= Kenneth G. Elzinga =

American economist

Kenneth G. Elzinga is the Robert C. Taylor Professor of Economics at the University of Virginia. He is an antitrust expert and co-authored a highly successful quartet of murder mystery novels in which the sleuth, dubbed Henry Spearman, solves the murder using principles of economics.

Elzinga's antitrust expertise led the U.S. Supreme Court to its 5–4 decision on June 28, 2007, in Leegin Creative Leather Products, Inc. v. PSKS, Inc. that minimum retail pricing schemes, formerly treated automatically as illegal under the Sherman Antitrust Act, may offer benefits to consumers.

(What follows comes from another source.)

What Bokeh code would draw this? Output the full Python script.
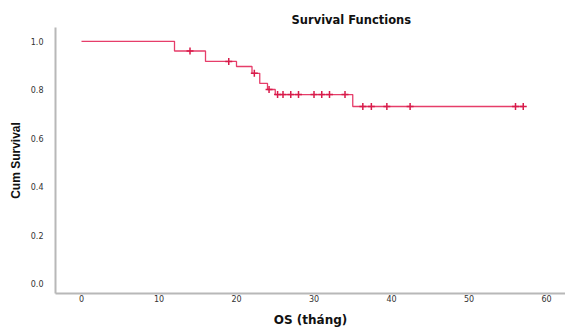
from bokeh.plotting import figure
from bokeh.models import Range1d, FixedTicker, PrintfTickFormatter
from bokeh.embed import file_html
from bokeh.resources import INLINE

# Kaplan-Meier step values
event_times = [0, 12, 16, 20, 22, 23, 24, 25, 35, 57]
survival = [1.0, 0.960, 0.917, 0.896, 0.868, 0.826, 0.801, 0.780, 0.731, 0.731]

# censored observations
censor_times = [14, 19, 22.3, 24.2, 25.3, 26, 27, 28, 30, 31, 32, 34, 36.3, 37.4, 39.4, 42.4, 56, 57]
censor_surv = [0.960, 0.917, 0.868, 0.801, 0.780, 0.780, 0.780, 0.780, 0.780, 0.780, 0.780, 0.780,
               0.731, 0.731, 0.731, 0.731, 0.731, 0.731]

x_ticks = [0, 10, 20, 30, 40, 50, 60]
y_ticks = [0.0, 0.2, 0.4, 0.6, 0.8, 1.0]

p = figure(width=565, height=329, output_backend="svg", toolbar_location=None,
           x_range=Range1d(-3.355, 62.45), y_range=Range1d(-0.041, 1.057),
           min_border_left=55, min_border_right=0, min_border_top=27, min_border_bottom=0)

p.title.text = "Survival Functions"
p.title.text_font = "DejaVu Sans"
p.title.text_font_size = "11.5px"
p.title.text_font_style = "bold"
p.title.text_color = "#111111"
p.title.align = "left"
p.title.offset = 236
p.title.standoff = 2

p.step(event_times, survival, mode="after", line_color="#e63d6a", line_width=1.3)
p.scatter(censor_times, censor_surv, marker="cross", size=7, line_color="#d81b4a", line_width=1.5)

p.xgrid.visible = False
p.ygrid.visible = False
p.outline_line_color = None

for ax in (p.xaxis[0], p.yaxis[0]):
    ax.axis_line_color = "#b8b8b8"
    ax.axis_line_width = 2
    ax.major_tick_line_color = None
    ax.minor_tick_line_color = None
    ax.major_label_text_font = "DejaVu Sans"
    ax.major_label_text_font_size = "8px"
    ax.major_label_text_color = "#333333"
    ax.axis_label_text_font_style = "bold"
    ax.axis_label_text_color = "#111111"

p.xaxis.ticker = FixedTicker(ticks=x_ticks)
p.yaxis.ticker = FixedTicker(ticks=y_ticks)
p.yaxis.formatter = PrintfTickFormatter(format="%.1f")

p.xaxis.axis_label = "OS (tháng)"
p.xaxis.axis_label_text_font = "DejaVu Sans"
p.xaxis.axis_label_text_font_size = "12px"
p.xaxis.major_label_standoff = -5
p.xaxis.axis_label_standoff = 8

p.yaxis.axis_label = "Cum Survival"
p.yaxis.axis_label_text_font = "Liberation Sans"
p.yaxis.axis_label_text_font_size = "12px"
p.yaxis.major_label_standoff = 6
p.yaxis.axis_label_standoff = 5

open("out.html", "w").write(file_html(p, INLINE))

His novels are written under the pseudonym Marshall Jevons, a mixture of economics pathfinders Alfred Marshall and William Stanley Jevons in collaboration with now-deceased Trinity University professor William L. Breit (1933–2011).
==Publishing and accolades==
Elzinga's academic career began with his B.A. from Kalamazoo College (1963). He went on to earn both his masters (1966) and his Ph.D. from Michigan State (1967). His career has already spanned over 40 years, and he currently holds a distinguished chair at the University of Virginia. Himself the first winner of the UVA "Cavaliers’ Distinguished Teaching Professorship," Elzinga's scholarship has been recognized by the Southern Economic Association with an annual Distinguished Teaching award in his name.

He has served as a Cambridge Fellow and currently serves on the editorial boards of The Journal of Markets and Morality and The Antitrust Bulletin. His scholarly work has appeared in the leading journals of economics, with the Florida State's Gus A. Stavros Center praising him as "probably the nation's most successful teacher of college-level economics."

He served as a key plaintiff's witness in the government's 2004 antitrust case against Oracle Corporation over the acquisition of PeopleSoft, a case that the government lost. The court chose to reject Elzinga's economic analysis.

His CV that was filed as an exhibit in the above case lists more than 50 publications on such topics as airline deregulation, cartels, predatory pricing, and even the beer industry. He has won the UVA Alumni Association's Distinguished Professor Award, the Commonwealth of Virginia's Outstanding Faculty Award. And in 1992, he received the highest honor that UVA can bestow upon a faculty member, the Thomas Jefferson Award.

His co-authored mystery titles are Murder at the Margin (Thomas Norton & Daughters, 1978), The Fatal Equilibrium (The MIT Press, 1985), and A Deadly Indifference (Carrol & Graf, 1995). Also with Breit, he is co-author of The Antitrust Casebook: Milestones in Economic Regulation (Dryden Press, 1982).

Elzinga currently teaches at the University of Virginia. As of 2014 there is a campaign to raise $3 million to fund the Kenneth G. Elzinga Professorship in Economics and the Law at the University of Virginia's Department of Economics.
==Policy positions==
In 2009, Elzinga was one of over 200 economists who signed an ad placed in newspapers by the libertarian Cato Institute opposing the Obama Administration's stimulus bill.